Ashcroft v. Raich Oral Arguments
U.S. Supreme Court Decision Expected by July 2005



According to a Nov. 29, 2004 news article, published by the Associated Press and CNN:

"Attorneys for the Bush administration and two California women sparred Monday before the Supreme Court over the use of marijuana as a legitimate medical treatment.

Justices are considering whether sick people in 11 states with medical marijuana laws can get around a federal ban on pot.

Paul Clement, the Bush administration's top court lawyer, noted that California allows people with chronic physical and mental health problems to smoke marijuana and said that potentially many people are subjecting themselves to health dangers.

'Smoked marijuana really doesn't have any future in medicine,' he said.

Justice Stephen Breyer said supporters of marijuana for the ill should take their fight to federal drug regulators -- before coming to the Supreme Court, and several justices repeatedly referred to America's drug addiction problems.

Dozens of people, some with blankets, camped outside the high court to hear justices debate the issue. Groups such as the Drug Free America Foundation fear a government loss will undermine campaigns against addictive drugs.

The high court heard arguments in the case of Angel Raich, who tried dozens of prescription medicines to ease the pain of a brain tumor and other illnesses before she turned to pot.

Supporters of Raich and another ill woman who filed a lawsuit after her California home was raided by federal agents argue that people with the AIDS virus, cancer and other diseases should be able to grow and use marijuana.

Their attorney, Randy Barnett of Boston, told justices that his clients are law-abiding citizens who need marijuana to survive. Marijuana may have some side effects, he said, but seriously sick people are willing to take the chance.

Besides California, nine other states allow people to use marijuana if their doctors agree: Alaska, Colorado, Hawaii, Maine, Montana, Nevada, Oregon, Vermont and Washington. Arizona also has a law permitting marijuana prescriptions, but no active program.

The San Francisco-based 9th U.S. Circuit Court of Appeals had ruled against the government in a divided opinion that found federal prosecution of medical marijuana users is unconstitutional if the marijuana is not sold, transported across state lines or used for non-medicinal purposes.

Lawyers for Raich and Diane Monson contend the government has no justification for pursuing ill small-scale users. Raich, an Oakland, California, mother of two teenagers, has scoliosis, a brain tumor, chronic nausea and other illnesses. Monson, a 47-year-old accountant who lives near Oroville, California, has degenerative spine disease and grows her own marijuana plants in her backyard.
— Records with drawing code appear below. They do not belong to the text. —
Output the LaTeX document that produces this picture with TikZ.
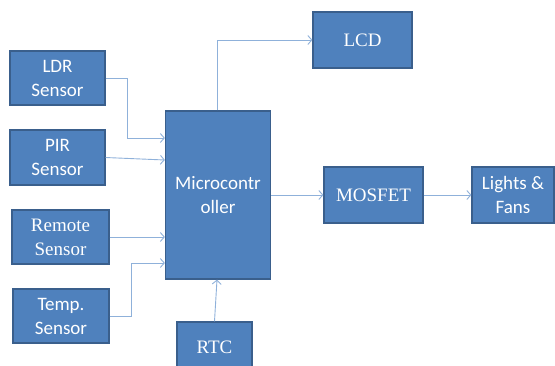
\documentclass[tikz,border=0pt]{standalone}
\usepackage{fontspec}
\setmainfont{Liberation Serif}
\newfontfamily\calfont{Carlito}
\usetikzlibrary{arrows.meta}
\definecolor{boxblue}{HTML}{4F81BD}
\definecolor{boxedge}{HTML}{3A5F8C}
\definecolor{linkblue}{HTML}{8FB1DA}
\tikzset{
	blk/.style={draw=boxedge,fill=boxblue,line width=1.2pt,text=white,align=center,
		inner sep=0pt,font=\fontsize{19}{24}\selectfont},
	link/.style={draw=linkblue,line width=0.9pt,-{Straight Barb[length=4pt,width=9pt]}}
}
\begin{document}
\begin{tikzpicture}[x=1pt,y=-1pt]
\useasboundingbox (0,0) rectangle (555,365);
% sensors on the left
\node[blk,minimum width=95,minimum height=54] (ldr) at (57.5,78) {\calfont LDR\\\calfont Sensor};
\node[blk,minimum width=95,minimum height=55] (pir) at (57.5,157.5) {\calfont PIR\\\calfont Sensor};
\node[blk,minimum width=97,minimum height=54] (remote) at (60.5,237) {Remote\\Sensor};
\node[blk,minimum width=96,minimum height=54] (temp) at (61,316) {\calfont Temp.\\\calfont Sensor};
% controller and outputs
\node[blk,minimum width=105,minimum height=168] (micro) at (218,195) {\calfont Microcontr\\\calfont oller};
\node[blk,minimum width=75,minimum height=50] (rtc) at (214.5,347) {RTC};
\node[blk,minimum width=99,minimum height=56] (lcd) at (362.5,40) {LCD};
\node[blk,minimum width=99,minimum height=56] (mosfet) at (373.5,195) {MOSFET};
\node[blk,minimum width=82,minimum height=56] (lights) at (513,195) {\calfont Lights \&\\\calfont Fans};
% connectors
\draw[link] (ldr.east) -- ++(22,0) |- ([yshift=57pt]micro.west);
\draw[link] (pir.east) -- ([yshift=35pt]micro.west);
\draw[link] (remote.east) -- ([yshift=-42pt]micro.west);
\draw[link] (temp.east) -- ++(22,0) |- ([yshift=-68pt]micro.west);
\draw[link] (rtc.north) -- ([xshift=-1pt]micro.south);
\draw[link] ([xshift=-1pt]micro.north) |- (lcd.west);
\draw[link] (micro.east) -- (mosfet.west);
\draw[link] (mosfet.east) -- (lights.west);
\end{tikzpicture}
\end{document}
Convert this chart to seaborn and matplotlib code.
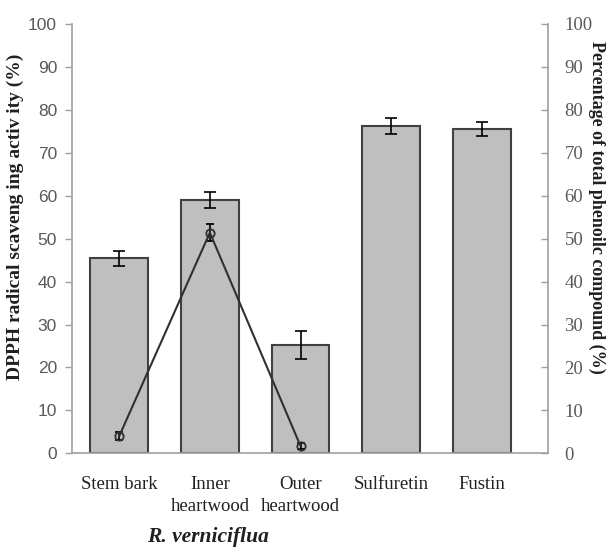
import matplotlib
matplotlib.use("Agg")
import matplotlib.pyplot as plt
import seaborn as sns
import numpy as np
import pandas as pd

categories = ["Stem bark", "Inner\nheartwood", "Outer\nheartwood", "Sulfuretin", "Fustin"]
dpph = [45.4, 59.0, 25.2, 76.3, 75.6]
dpph_err = [1.7, 1.8, 3.3, 1.9, 1.6]
phenolic_cats = ["Stem bark", "Inner\nheartwood", "Outer\nheartwood"]
phenolic = [4.0, 51.4, 1.7]
phenolic_err = [0.9, 2.0, 0.7]
yticks = list(range(0, 101, 10))

sns.set_style("white")
plt.rcParams['font.family'] = ['Liberation Serif', 'DejaVu Serif']

fig = plt.figure(figsize=(6.08, 5.49), dpi=100)
ax = fig.add_axes([0.119, 0.1743, 0.782, 0.782])

df = pd.DataFrame({"cat": categories, "val": dpph})
sns.barplot(data=df, x="cat", y="val", ax=ax, color="#BFBFBF", edgecolor="#404040",
            linewidth=1.5, width=0.634, saturation=1)
xpos = np.arange(len(categories))
ax.errorbar(xpos, dpph, yerr=dpph_err, fmt="none", ecolor="black", capsize=4,
            elinewidth=1.2, capthick=1.2, zorder=5)
ax.set_xlim(-0.517, 4.728)
ax.set_ylim(0, 100)
ax.set_yticks(yticks)
ax.set_yticklabels([str(t) for t in yticks], fontfamily="Liberation Sans", fontsize=12.5, color="#595959")
ax.tick_params(axis="y", direction="out", length=5, width=1, color="#A0A0A0", pad=6, left=True)
ax.tick_params(axis="x", length=0, pad=16, labelsize=13.5, labelcolor="#202020")
for lbl in ax.get_xticklabels():
    lbl.set_linespacing(1.4)
    lbl.set_va("top")
ax.set_xlabel("")
ax.set_ylabel("")
for s in ["top", "right"]:
    ax.spines[s].set_visible(False)
for s in ["left", "bottom"]:
    ax.spines[s].set_color("#A0A0A0")
    ax.spines[s].set_linewidth(1.2)

ax2 = ax.twinx()
ax2.errorbar(xpos[:len(phenolic)], phenolic, yerr=phenolic_err, fmt="-o", color="#303030",
             mfc="none", mec="#303030", ms=6, mew=1.3, lw=1.5, ecolor="black",
             capsize=3, elinewidth=1.2, capthick=1.2, zorder=6)
ax2.set_ylim(0, 100)
ax2.set_yticks(yticks)
ax2.set_yticklabels([str(t) for t in yticks], fontsize=13.5, color="#595959")
ax2.tick_params(axis="y", direction="in", length=5, width=1, color="#A0A0A0", pad=12, right=True)
ax2.set_ylabel("")
for s in ["top", "left", "bottom"]:
    ax2.spines[s].set_visible(False)
ax2.spines["right"].set_color("#A0A0A0")
ax2.spines["right"].set_linewidth(1.2)

fig.text(15 / 608, 1 - 217 / 549, "DPPH radical scaveng ing activ ity (%)", fontsize=14,
         fontweight="bold", rotation=90, ha="center", va="center", color="#202020")
fig.text(597 / 608, 1 - 207 / 549, "Percentage of total phenoilc compound (%)", fontsize=13,
         fontweight="bold", rotation=270, ha="center", va="center", color="#202020")

fig.text(208 / 608, 1 - 537 / 549, "R. verniciflua", fontsize=15.5, fontweight="bold", fontstyle="italic",
         ha="center", va="center", color="#202020")

fig.savefig("out.png", dpi=100)
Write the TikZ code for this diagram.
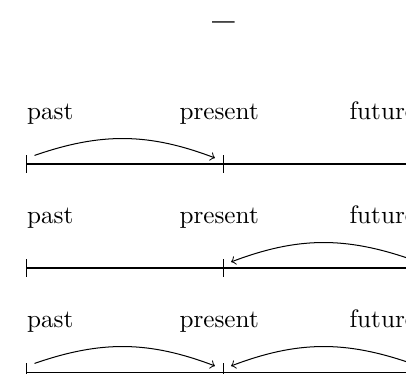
\documentclass[tikz,border=0pt]{standalone}
\usetikzlibrary{arrows}
\tikzstyle{tick} = [inner sep=0pt, minimum width=6pt, minimum height=6.4pt]
\tikzstyle{word} = [inner sep=0pt, anchor=base west]
\tikzstyle{line} = [draw]
\tikzstyle{jump} = [draw, ->]

\begin{document}
\begin{tikzpicture}[x=0.397pt, y=0.397pt]
	\useasboundingbox (0,0) rectangle (406,373);
	\clip (0,0) rectangle (406,373);
	
	% Title
	\node (title) at (223.5,345) {\fontsize{16}{18}\selectfont\bfseries --};
	
	% Place time lines
	\foreach \r/\y in {1/209, 2/105, 3/1} {
		\node [tick] (past\r) at (26.5,\y) {};
		\node [tick] (pres\r) at (223,\y)  {};
		\node [tick] (fut\r)  at (419.5,\y) {};
		\node [word] (lpast\r) at (26.5,\y+45) {past};
		\node [word] (lpres\r) at (179,\y+45)  {present};
		\node [word] (lfut\r)  at (349,\y+45)  {future};
		\path [line] (past\r.center) -- (fut\r.center);
		\path [line] (past\r.north) -- (past\r.south);
		\path [line] (pres\r.north) -- (pres\r.south);
		\path [line] (fut\r.north)  -- (fut\r.south);
	}
	
	%Draw jumps
	\path [jump] (past1.north east) to[bend left=20]  ([yshift=-1pt]pres1.north west);
	\path [jump] (fut2.north west)  to[bend right=20] ([yshift=-1pt]pres2.north east);
	\path [jump] (past3.north east) to[bend left=20]  ([yshift=-1pt]pres3.north west);
	\path [jump] (fut3.north west)  to[bend right=20] ([yshift=-1pt]pres3.north east);
	
\end{tikzpicture}
\end{document}
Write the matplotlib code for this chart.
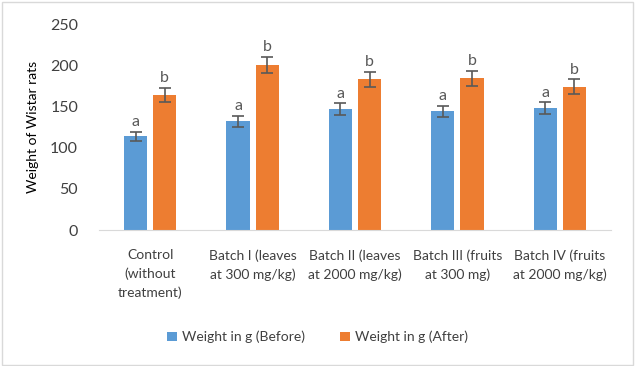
import numpy as np
import matplotlib
matplotlib.use("Agg")
import matplotlib.pyplot as plt

plt.rcParams["font.family"] = ["Lato", "DejaVu Sans"]

# data
categories = ["Control\n(without\ntreatment)", "Batch I (leaves\nat 300 mg/kg)",
              "Batch II (leaves\nat 2000 mg/kg)", "Batch III (fruits\nat 300 mg)",
              "Batch IV (fruits\nat 2000 mg/kg)"]
before = [114, 132, 147, 144, 148]
before_err = [5.5, 6.5, 7, 7, 7]
after = [164, 200, 183, 184, 174]
after_err = [8.5, 10, 9, 9, 9]
before_letters = ["a", "a", "a", "a", "a"]
after_letters = ["b", "b", "b", "b", "b"]

blue, orange, grey = "#5B9BD5", "#ED7D31", "#595959"

fig = plt.figure(figsize=(6.35, 3.66), dpi=100)
ax = fig.add_axes([99 / 635, 1 - 230 / 366, 512 / 635, 206 / 366])

x = np.arange(len(categories))
w = 0.225
off = w / 2 + 0.03
ekw = dict(ecolor=grey, elinewidth=1.2, capsize=4, capthick=1.2)
ax.bar(x - off, before, w, color=blue, yerr=before_err, error_kw=ekw,
       label="Weight in g (Before)")
ax.bar(x + off, after, w, color=orange, yerr=after_err, error_kw=ekw,
       label="Weight in g (After)")

for xi, v, e, t in zip(x - off, before, before_err, before_letters):
    ax.text(xi, v + e + 3, t, ha="center", va="bottom", color=grey, fontsize=11.5)
for xi, v, e, t in zip(x + off, after, after_err, after_letters):
    ax.text(xi, v + e + 3, t, ha="center", va="bottom", color=grey, fontsize=11.5)

ax.set_xlim(-0.5, len(categories) - 0.5)
ax.set_ylim(0, 250)
ax.set_yticks(range(0, 251, 50))
ax.set_xticks(x)
ax.set_xticklabels(categories, fontsize=10, color="#404040", linespacing=1.6)
ax.tick_params(axis="y", labelsize=11.5, colors="#404040", length=0, pad=15)
ax.tick_params(axis="x", length=0, pad=14)
for s in ["top", "right", "left"]:
    ax.spines[s].set_visible(False)
ax.spines["bottom"].set_color("#D9D9D9")
ax.set_ylabel("Weight of Wistar rats", fontsize=10, color="#000000")
ax.yaxis.set_label_coords(-0.117, 0.5)

fig.legend(loc="center", bbox_to_anchor=(0.5, 1 - 337 / 366), ncol=2, frameon=False,
           fontsize=10, handlelength=0.7, handleheight=0.7, columnspacing=2.5,
           handletextpad=0.4, labelcolor="#404040")

border = plt.Rectangle((0.003, 0.004), 0.994, 0.99, transform=fig.transFigure,
                       fill=False, edgecolor="#D9D9D9", linewidth=1)
fig.patches.append(border)

fig.savefig("out.png", dpi=100)
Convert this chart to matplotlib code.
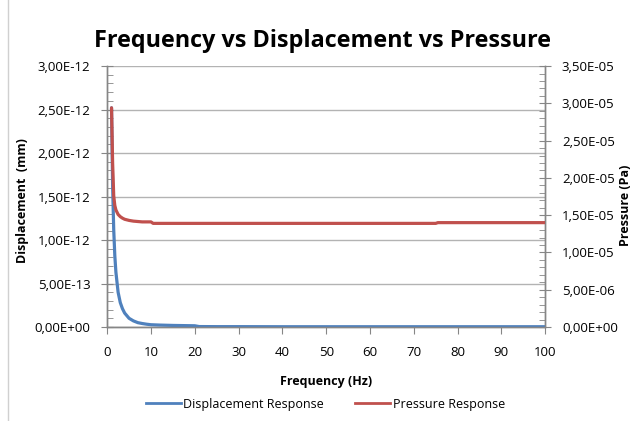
import matplotlib
matplotlib.use("Agg")
import matplotlib.pyplot as plt
from matplotlib.ticker import MultipleLocator, FuncFormatter
from matplotlib.lines import Line2D

plt.rcParams['font.family'] = ['Open Sans', 'DejaVu Sans']

# Data
frequency = [1, 1.25, 1.5, 1.75, 2, 2.5, 3, 3.5, 4, 5, 6, 7, 8, 9, 10, 10.5,
             12, 15, 20, 21, 25, 30, 40, 50, 60, 70, 75, 75.5, 80, 90, 100]
displacement = [2.52e-12, 1.62e-12, 1.12e-12, 0.82e-12, 0.63e-12, 0.40e-12, 0.28e-12,
                0.21e-12, 0.16e-12, 0.10e-12, 0.07e-12, 0.05e-12, 0.04e-12, 0.032e-12,
                0.026e-12, 0.025e-12, 0.022e-12, 0.018e-12, 0.014e-12, 0.005e-12,
                0.004e-12, 0.004e-12, 0.003e-12, 0.003e-12, 0.003e-12, 0.003e-12,
                0.003e-12, 0.003e-12, 0.003e-12, 0.003e-12, 0.003e-12]
pressure = [2.94e-5, 2.20e-5, 1.76e-5, 1.63e-5, 1.57e-5, 1.51e-5, 1.48e-5, 1.46e-5,
            1.445e-5, 1.43e-5, 1.42e-5, 1.415e-5, 1.41e-5, 1.41e-5, 1.41e-5, 1.39e-5,
            1.39e-5, 1.39e-5, 1.39e-5, 1.39e-5, 1.39e-5, 1.39e-5, 1.39e-5, 1.39e-5,
            1.39e-5, 1.39e-5, 1.39e-5, 1.40e-5, 1.40e-5, 1.40e-5, 1.40e-5]

title = "Frequency vs Displacement vs Pressure"
blue = "#4F81BD"
red = "#C0504D"
gray = "#868686"

fig = plt.figure(figsize=(6.34, 4.21), dpi=100)
ax = fig.add_axes([0.169, 0.2233, 0.691, 0.6197])
ax2 = ax.twinx()

ax.plot(frequency, displacement, color=blue, lw=2.3, solid_capstyle='round', zorder=3)
ax2.plot(frequency, pressure, color=red, lw=2.3, solid_capstyle='round', zorder=3)

ax.set_xlim(0, 100)
ax.set_ylim(0, 3e-12)
ax2.set_ylim(0, 3.5e-5)

def fmt(v, pos):
    return f"{v:.2E}".replace('.', ',')

ax.xaxis.set_major_locator(MultipleLocator(10))
ax.yaxis.set_major_locator(MultipleLocator(0.5e-12))
ax.yaxis.set_minor_locator(MultipleLocator(0.1e-12))
ax.yaxis.set_major_formatter(FuncFormatter(fmt))
ax2.yaxis.set_major_locator(MultipleLocator(0.5e-5))
ax2.yaxis.set_minor_locator(MultipleLocator(0.1e-5))
ax2.yaxis.set_major_formatter(FuncFormatter(fmt))
ax.yaxis.get_offset_text().set_visible(False)
ax2.yaxis.get_offset_text().set_visible(False)

ax.grid(axis='y', which='major', color='#b3b3b3', lw=1.0)
ax.set_axisbelow(True)

for a in (ax, ax2):
    for s in a.spines.values():
        s.set_color(gray)
        s.set_linewidth(1.0)
    a.spines['top'].set_visible(False)

ax.tick_params(axis='x', direction='out', length=5, color=gray, labelsize=9.5, pad=9)
ax.tick_params(axis='y', which='major', direction='inout', length=8, color=gray, labelsize=9.5, pad=8)
ax.tick_params(axis='y', which='minor', direction='in', length=4, color=gray)
ax2.tick_params(axis='y', which='major', direction='inout', length=8, color=gray, labelsize=9.5, pad=8)
ax2.tick_params(axis='y', which='minor', direction='in', length=4, color=gray)

fig.text(0.509, 0.903, title, ha='center', va='center', fontsize=16.8, fontweight='bold')
ax.set_xlabel("Frequency (Hz)", fontsize=9, fontweight='bold', labelpad=11)
fig.text(0.036, 0.523, "Displacement  (mm)", rotation=90, ha='center', va='center',
         fontsize=9, fontweight='bold')
fig.text(0.986, 0.513, "Pressure (Pa)", rotation=90, ha='center', va='center',
         fontsize=9, fontweight='bold')

handles = [Line2D([], [], color=blue, lw=2), Line2D([], [], color=red, lw=2)]
fig.legend(handles, ["Displacement Response", "Pressure Response"], loc='center',
           bbox_to_anchor=(0.513, 0.04), ncol=2, frameon=False, fontsize=9,
           handlelength=2.8, handletextpad=0.2, columnspacing=2.5)

# spreadsheet edge at left
fig.add_artist(Line2D([0.013, 0.013], [0, 1], color='#d0d0d0', lw=1, transform=fig.transFigure))

fig.savefig("out.png", dpi=100)
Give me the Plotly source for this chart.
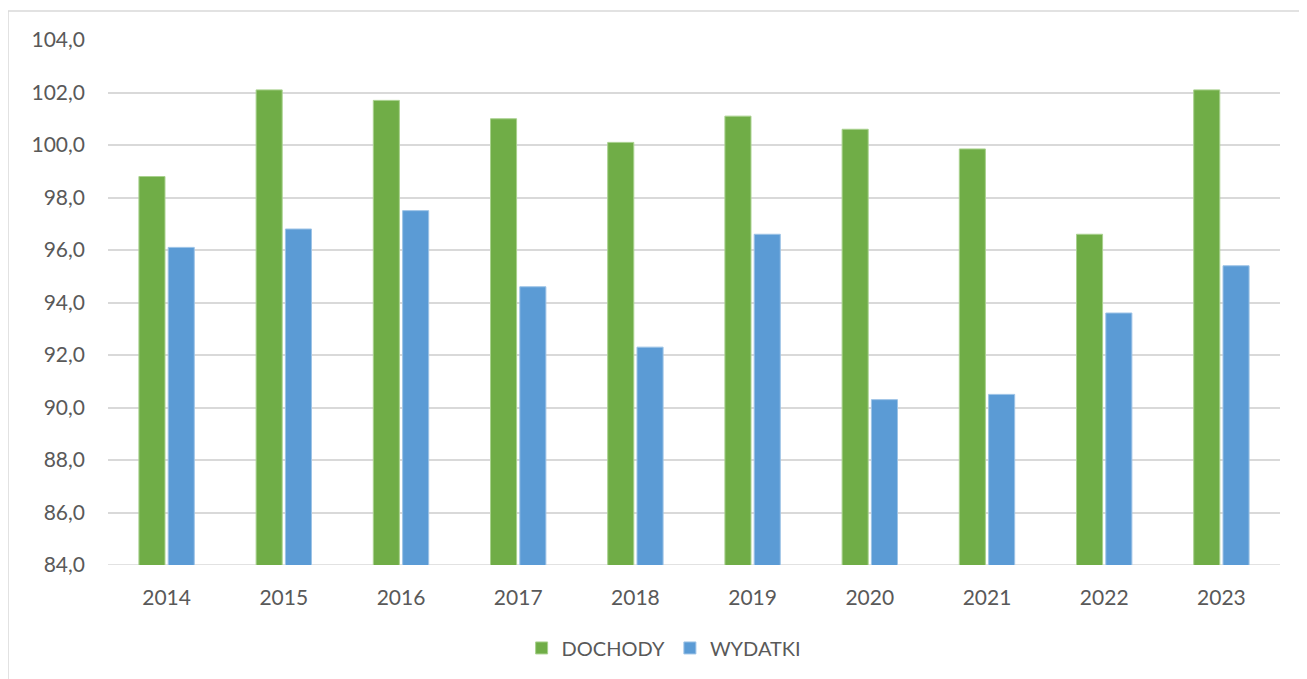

The Bush administration argues that Congress has found no accepted medical use of marijuana and needs to be able to eradicate drug trafficking and its social harms.

The Supreme Court ruled three years ago that the government could prosecute distributors of medical marijuana despite their claim that the activity was protected by 'medical necessity.'

Dozens of groups have weighed in on the latest case, which deals with users and is much more sweeping.

Alabama, Louisiana and Mississippi, conservative states that do not have medical marijuana laws, sided with the marijuana users on grounds that the federal government was trying to butt into state business of providing 'for the health, safety, welfare and morals of their citizens.'

Some Republican members of Congress, meanwhile, urged the court to consider that more than 20,000 people die each year because of drug abuse. A ruling against the government, they said, would help drug traffickers avoid arrest, increase the marijuana supply and send a message that illegal drugs are good.